§ What you need to do
Look through the records below and collect all lines that hold the string "this".

§ Material for the task
####
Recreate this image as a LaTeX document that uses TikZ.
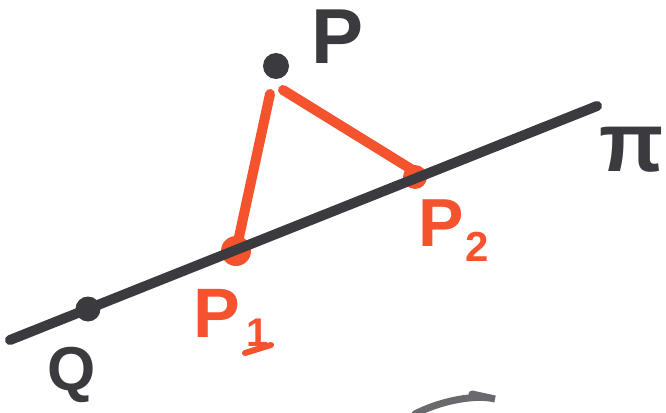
\documentclass[tikz,border=0pt]{standalone}
\usepackage{fontspec}
\setmainfont{Liberation Sans}
\definecolor{inkc}{HTML}{3A3A3F}
\definecolor{redc}{HTML}{F5532D}
\definecolor{grayc}{HTML}{6A6A6E}
\begin{document}
\begin{tikzpicture}[x=1pt,y=-1pt,
  inkline/.style={line width=10pt, line cap=round, color=inkc},
  redline/.style={line width=10pt, line cap=round, color=redc},
  dotpt/.style={circle, fill=inkc, inner sep=0pt, minimum size=#1},
  redpt/.style={circle, fill=redc, inner sep=0pt, minimum size=#1},
  lbl/.style={font=\fontsize{#1}{#1}\selectfont\bfseries, inner sep=0pt},
  inklbl/.style={lbl=#1, text=inkc},
  redlbl/.style={lbl=#1, text=redc}]
\useasboundingbox (0,0) rectangle (666,412);
\fill[white] (0,0) rectangle (666,412);
% line ends
\coordinate (A) at (10,340);
\coordinate (B) at (597,106);
% points
\node[redpt=30pt] (P1) at (236,251) {};
\node[redpt=24pt] (P2) at (415,177) {};
\node[dotpt=26pt] (P) at (276,66) {};
% red segments
\draw[redline] ([xshift=-6pt,yshift=-28pt]P.center) -- (P1.center);
\draw[redline] ([xshift=7pt,yshift=-24pt]P.center) -- ([xshift=-4pt,yshift=8pt]P2.center);
% the line
\draw[inkline] (A) -- (B);
\node[dotpt=25pt] (Q) at (88,309) {};
% labels
\node[inklbl=78pt] (Plbl) at (338,37) {P};
\node[inklbl=62pt] (Qlbl) at (72,375) {Q};
\node[redlbl=70pt] (P1lbl) at (217,313) {P};
\node[redlbl=40pt] (P1sub) at (258,333) {1};
\draw[redc, line width=6pt, line cap=round] (245,353) -- (271,345);
\node[redlbl=68pt] (P2lbl) at (441,223) {P};
\node[redlbl=42pt] (P2sub) at (477,247) {2};
\node[inklbl=84pt] (pi) at (632,150) {π};
% partial stroke at the bottom
\draw[grayc, line width=7pt, line cap=round] (415,414) .. controls (440,401) and (475,394) .. (495,399) -- (472,394);
\end{tikzpicture}
\end{document}
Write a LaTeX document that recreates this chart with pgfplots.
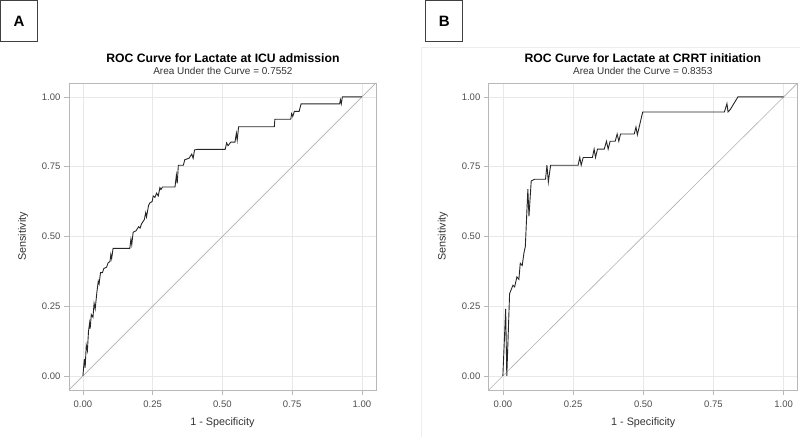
####
§ Correct output
Recreate this image as a LaTeX document that uses TikZ.
Write a LaTeX document that recreates this chart with pgfplots.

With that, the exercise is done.